DATASET EXTRACT
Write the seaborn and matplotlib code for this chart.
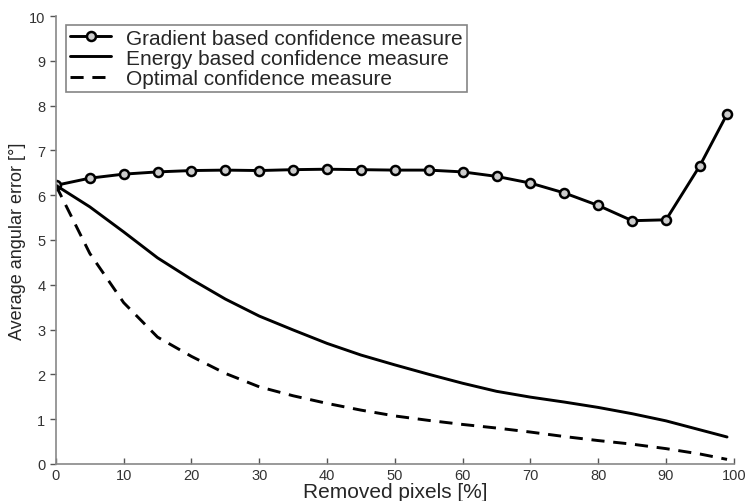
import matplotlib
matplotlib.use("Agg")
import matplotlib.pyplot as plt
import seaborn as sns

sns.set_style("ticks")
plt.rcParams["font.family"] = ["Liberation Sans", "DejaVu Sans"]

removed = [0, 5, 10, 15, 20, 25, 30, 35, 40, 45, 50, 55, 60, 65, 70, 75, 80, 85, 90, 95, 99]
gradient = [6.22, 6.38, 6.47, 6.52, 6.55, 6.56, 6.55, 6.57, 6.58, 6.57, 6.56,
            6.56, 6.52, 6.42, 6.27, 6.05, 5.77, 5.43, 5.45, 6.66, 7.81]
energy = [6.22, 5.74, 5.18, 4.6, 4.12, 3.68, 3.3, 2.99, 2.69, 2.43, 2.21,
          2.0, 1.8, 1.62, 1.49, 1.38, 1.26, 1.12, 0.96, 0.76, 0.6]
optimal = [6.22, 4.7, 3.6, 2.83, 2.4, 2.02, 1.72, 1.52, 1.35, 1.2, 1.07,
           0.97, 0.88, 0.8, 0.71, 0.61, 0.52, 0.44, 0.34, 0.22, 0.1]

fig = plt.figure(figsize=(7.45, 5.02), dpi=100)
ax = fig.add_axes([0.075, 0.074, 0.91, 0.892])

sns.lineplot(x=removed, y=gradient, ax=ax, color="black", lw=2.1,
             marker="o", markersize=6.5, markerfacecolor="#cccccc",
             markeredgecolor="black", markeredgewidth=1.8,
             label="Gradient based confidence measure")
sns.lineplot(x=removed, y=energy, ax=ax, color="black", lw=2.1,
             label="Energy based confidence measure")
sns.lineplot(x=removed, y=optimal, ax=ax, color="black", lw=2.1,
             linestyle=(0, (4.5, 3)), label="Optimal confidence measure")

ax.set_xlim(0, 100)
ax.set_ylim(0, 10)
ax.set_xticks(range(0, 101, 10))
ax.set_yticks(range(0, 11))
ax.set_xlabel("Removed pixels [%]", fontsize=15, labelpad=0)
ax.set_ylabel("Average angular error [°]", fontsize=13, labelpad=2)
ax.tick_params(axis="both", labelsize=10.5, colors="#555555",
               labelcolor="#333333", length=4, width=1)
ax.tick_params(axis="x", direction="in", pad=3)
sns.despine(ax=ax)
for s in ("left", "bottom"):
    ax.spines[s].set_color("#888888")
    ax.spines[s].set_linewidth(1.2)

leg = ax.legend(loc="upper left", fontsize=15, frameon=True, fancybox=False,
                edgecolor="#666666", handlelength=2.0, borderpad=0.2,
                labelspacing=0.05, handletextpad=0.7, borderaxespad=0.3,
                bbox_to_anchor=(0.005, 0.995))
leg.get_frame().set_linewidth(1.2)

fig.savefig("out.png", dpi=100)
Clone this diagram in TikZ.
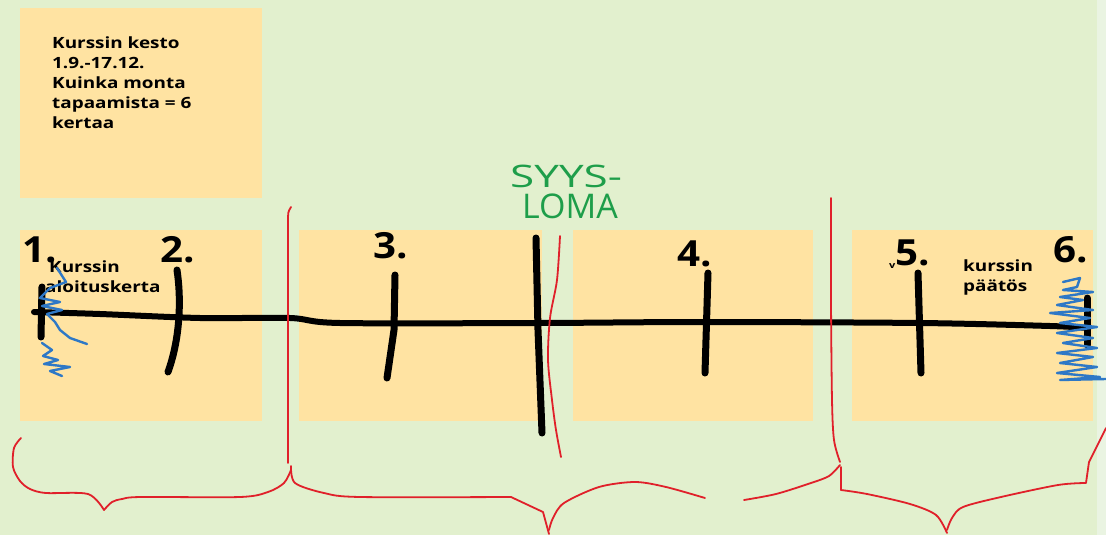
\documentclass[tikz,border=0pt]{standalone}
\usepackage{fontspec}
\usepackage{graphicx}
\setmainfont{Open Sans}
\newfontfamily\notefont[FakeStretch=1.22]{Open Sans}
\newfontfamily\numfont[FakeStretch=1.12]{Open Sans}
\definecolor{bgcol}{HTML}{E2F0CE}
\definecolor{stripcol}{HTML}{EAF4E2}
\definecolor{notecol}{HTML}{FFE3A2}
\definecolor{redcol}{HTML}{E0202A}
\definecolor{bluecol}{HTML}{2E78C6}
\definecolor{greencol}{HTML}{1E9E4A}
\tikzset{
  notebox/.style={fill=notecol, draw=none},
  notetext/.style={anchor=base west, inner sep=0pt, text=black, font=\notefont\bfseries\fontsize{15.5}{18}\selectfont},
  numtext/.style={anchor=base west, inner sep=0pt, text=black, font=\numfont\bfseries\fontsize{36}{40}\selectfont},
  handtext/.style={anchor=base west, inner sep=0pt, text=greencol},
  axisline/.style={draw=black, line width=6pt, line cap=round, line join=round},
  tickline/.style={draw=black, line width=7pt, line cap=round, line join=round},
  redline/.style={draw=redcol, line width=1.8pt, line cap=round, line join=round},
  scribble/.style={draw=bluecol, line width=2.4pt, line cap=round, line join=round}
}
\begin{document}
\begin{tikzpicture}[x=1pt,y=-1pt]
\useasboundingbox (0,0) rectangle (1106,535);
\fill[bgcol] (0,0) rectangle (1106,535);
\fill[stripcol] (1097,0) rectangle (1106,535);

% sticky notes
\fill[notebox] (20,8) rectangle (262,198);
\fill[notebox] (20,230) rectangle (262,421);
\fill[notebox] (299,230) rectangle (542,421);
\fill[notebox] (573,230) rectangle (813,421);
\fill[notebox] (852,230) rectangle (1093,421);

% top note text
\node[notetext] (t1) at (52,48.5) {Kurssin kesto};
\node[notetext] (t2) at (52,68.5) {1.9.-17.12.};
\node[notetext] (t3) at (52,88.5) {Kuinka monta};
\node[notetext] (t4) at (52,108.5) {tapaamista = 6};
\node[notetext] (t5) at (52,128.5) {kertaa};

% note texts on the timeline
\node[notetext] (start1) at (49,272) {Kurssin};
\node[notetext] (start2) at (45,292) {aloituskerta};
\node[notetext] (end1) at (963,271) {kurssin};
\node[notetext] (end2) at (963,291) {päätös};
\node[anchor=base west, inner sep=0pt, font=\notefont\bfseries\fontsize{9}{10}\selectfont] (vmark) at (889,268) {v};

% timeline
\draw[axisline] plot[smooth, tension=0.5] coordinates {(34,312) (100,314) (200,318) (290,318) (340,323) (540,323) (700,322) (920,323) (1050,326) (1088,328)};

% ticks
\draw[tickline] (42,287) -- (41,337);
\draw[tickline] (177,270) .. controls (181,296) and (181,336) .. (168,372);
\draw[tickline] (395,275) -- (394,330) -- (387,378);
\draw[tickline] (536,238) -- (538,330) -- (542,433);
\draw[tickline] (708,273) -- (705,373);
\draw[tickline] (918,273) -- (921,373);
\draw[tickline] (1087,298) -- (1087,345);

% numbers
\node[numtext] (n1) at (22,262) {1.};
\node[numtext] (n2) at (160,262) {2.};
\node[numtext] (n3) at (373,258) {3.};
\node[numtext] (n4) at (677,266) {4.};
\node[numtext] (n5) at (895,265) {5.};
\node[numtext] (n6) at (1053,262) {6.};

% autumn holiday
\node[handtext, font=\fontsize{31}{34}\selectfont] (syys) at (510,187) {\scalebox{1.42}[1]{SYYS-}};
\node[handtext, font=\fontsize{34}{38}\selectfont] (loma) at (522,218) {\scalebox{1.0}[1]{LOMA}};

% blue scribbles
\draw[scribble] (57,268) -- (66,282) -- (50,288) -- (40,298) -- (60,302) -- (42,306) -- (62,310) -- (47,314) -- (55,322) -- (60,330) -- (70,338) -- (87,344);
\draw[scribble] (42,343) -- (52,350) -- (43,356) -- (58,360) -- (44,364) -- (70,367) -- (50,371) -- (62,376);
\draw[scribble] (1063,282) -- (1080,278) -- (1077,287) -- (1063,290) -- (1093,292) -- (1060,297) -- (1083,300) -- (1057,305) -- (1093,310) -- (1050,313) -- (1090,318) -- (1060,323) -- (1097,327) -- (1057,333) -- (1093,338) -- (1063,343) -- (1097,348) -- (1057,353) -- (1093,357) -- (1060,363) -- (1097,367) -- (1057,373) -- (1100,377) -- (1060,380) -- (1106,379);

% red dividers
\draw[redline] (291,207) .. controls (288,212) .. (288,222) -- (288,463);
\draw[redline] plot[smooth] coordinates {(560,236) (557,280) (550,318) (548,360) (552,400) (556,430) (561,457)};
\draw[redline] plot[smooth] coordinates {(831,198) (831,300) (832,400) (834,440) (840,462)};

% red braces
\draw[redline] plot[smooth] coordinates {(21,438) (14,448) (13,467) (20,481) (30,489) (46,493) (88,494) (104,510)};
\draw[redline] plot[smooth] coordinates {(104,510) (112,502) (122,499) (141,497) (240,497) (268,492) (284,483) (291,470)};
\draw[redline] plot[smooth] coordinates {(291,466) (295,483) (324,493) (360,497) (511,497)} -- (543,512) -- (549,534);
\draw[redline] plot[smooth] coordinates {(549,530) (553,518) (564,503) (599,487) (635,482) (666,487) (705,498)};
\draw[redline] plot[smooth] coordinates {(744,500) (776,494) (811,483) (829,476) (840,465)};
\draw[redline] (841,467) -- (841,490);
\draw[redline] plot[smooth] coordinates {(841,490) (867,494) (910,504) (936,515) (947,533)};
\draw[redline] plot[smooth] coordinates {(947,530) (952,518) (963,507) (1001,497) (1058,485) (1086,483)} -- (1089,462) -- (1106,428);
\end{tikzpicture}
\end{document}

...

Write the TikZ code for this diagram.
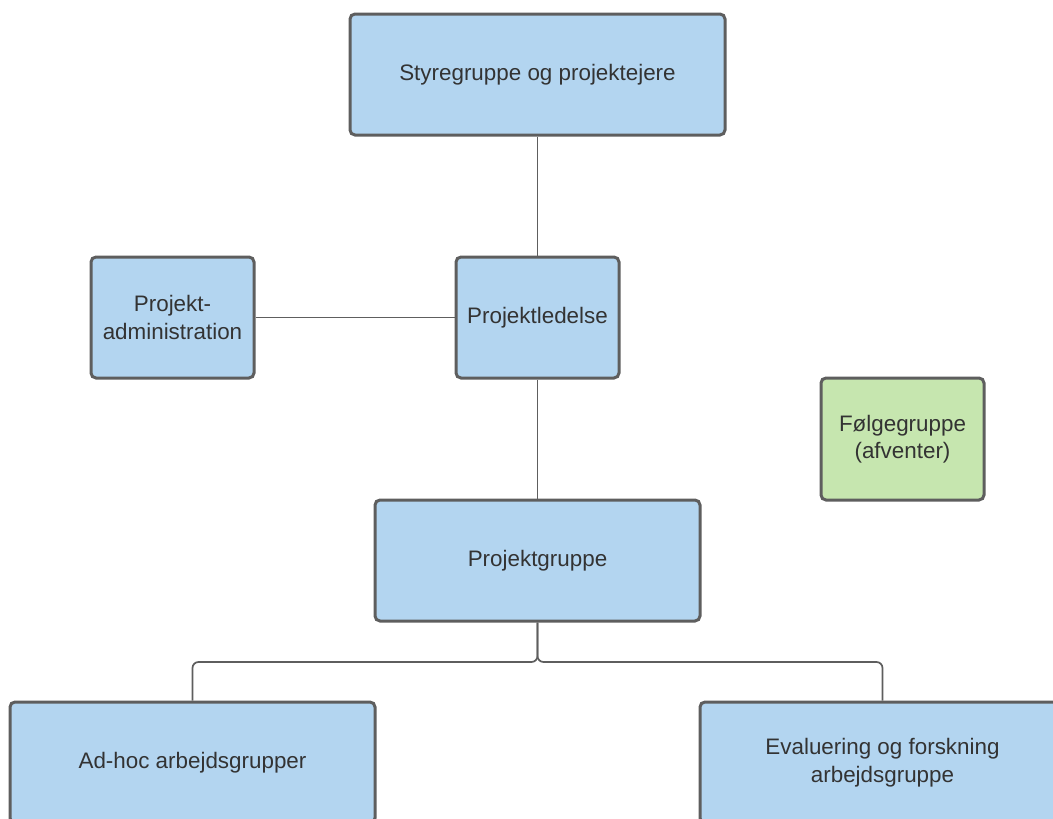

WHAT IS REQUIRED
Retype the section that opens with the line holding "Write the seaborn" and closes with the line holding "ax = fig.add_axes([0.075, 0.074, 0.91, 0.892])", exactly as it reads, without any pictures.

SOLUTION TO THIS EXERCISE
Write the seaborn and matplotlib code for this chart.
import matplotlib
matplotlib.use("Agg")
import matplotlib.pyplot as plt
import seaborn as sns

sns.set_style("ticks")
plt.rcParams["font.family"] = ["Liberation Sans", "DejaVu Sans"]

removed = [0, 5, 10, 15, 20, 25, 30, 35, 40, 45, 50, 55, 60, 65, 70, 75, 80, 85, 90, 95, 99]
gradient = [6.22, 6.38, 6.47, 6.52, 6.55, 6.56, 6.55, 6.57, 6.58, 6.57, 6.56,
            6.56, 6.52, 6.42, 6.27, 6.05, 5.77, 5.43, 5.45, 6.66, 7.81]
energy = [6.22, 5.74, 5.18, 4.6, 4.12, 3.68, 3.3, 2.99, 2.69, 2.43, 2.21,
          2.0, 1.8, 1.62, 1.49, 1.38, 1.26, 1.12, 0.96, 0.76, 0.6]
optimal = [6.22, 4.7, 3.6, 2.83, 2.4, 2.02, 1.72, 1.52, 1.35, 1.2, 1.07,
           0.97, 0.88, 0.8, 0.71, 0.61, 0.52, 0.44, 0.34, 0.22, 0.1]

fig = plt.figure(figsize=(7.45, 5.02), dpi=100)
ax = fig.add_axes([0.075, 0.074, 0.91, 0.892])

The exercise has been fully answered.